HC Deb 07 March 1887 vol 311 cc1407-8
SIR WILLIAM PLOWDEN (Wolverhampton, W.)

asked the First Lord of the Admiralty, with reference to the Surveyor General's opposition to the production of Papers and Correspondence regarding alleged deficiencies in naval guns and ammunition, amounting to up wards of £1,250,000, Whether any Correspondence has taken place between the War Office and Admiralty as to the amounts necessary to be provided for the supply of guns, ammunition, and warlike stores for naval purposes in the immediate future; if so, is there any objection to lay this Correspondence upon the Table; or, failing this, to give Members access to it on application at the Admiralty?

THE FIRST LORD (Lord GEORGE HAMILTON) (Middlesex, Ealing)
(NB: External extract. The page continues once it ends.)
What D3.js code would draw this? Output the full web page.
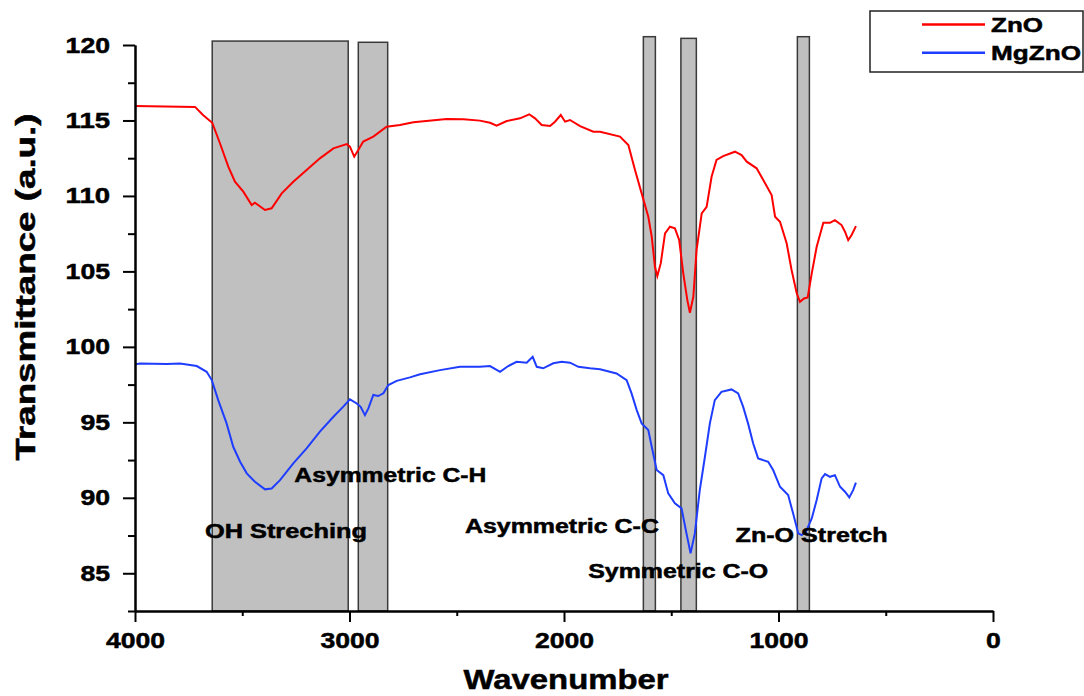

No thing is known at the Admiralty as to the allegations that deficiencies amounting to upwards of £1,250,000 have occurred, nor is there any correspondence on the subject. The Surveyor General of Ordnance has, in an answer given the other day, denied the truth of any such assertion. Delays in the delivery of guns have occurred which it is understood from the War Office have been unavoidable. As regards the latter part of the Question, it is undesirable to produce these Papers, forming as they do part of an Inter-Departmental Correspondence between the Admiralty and War Office and Treasury: but I have no doubt that the statements relating to Army and Navy Expenditure to be made by the Secretary of State for War and myself will give the hon. Baronet some of the information he asks for.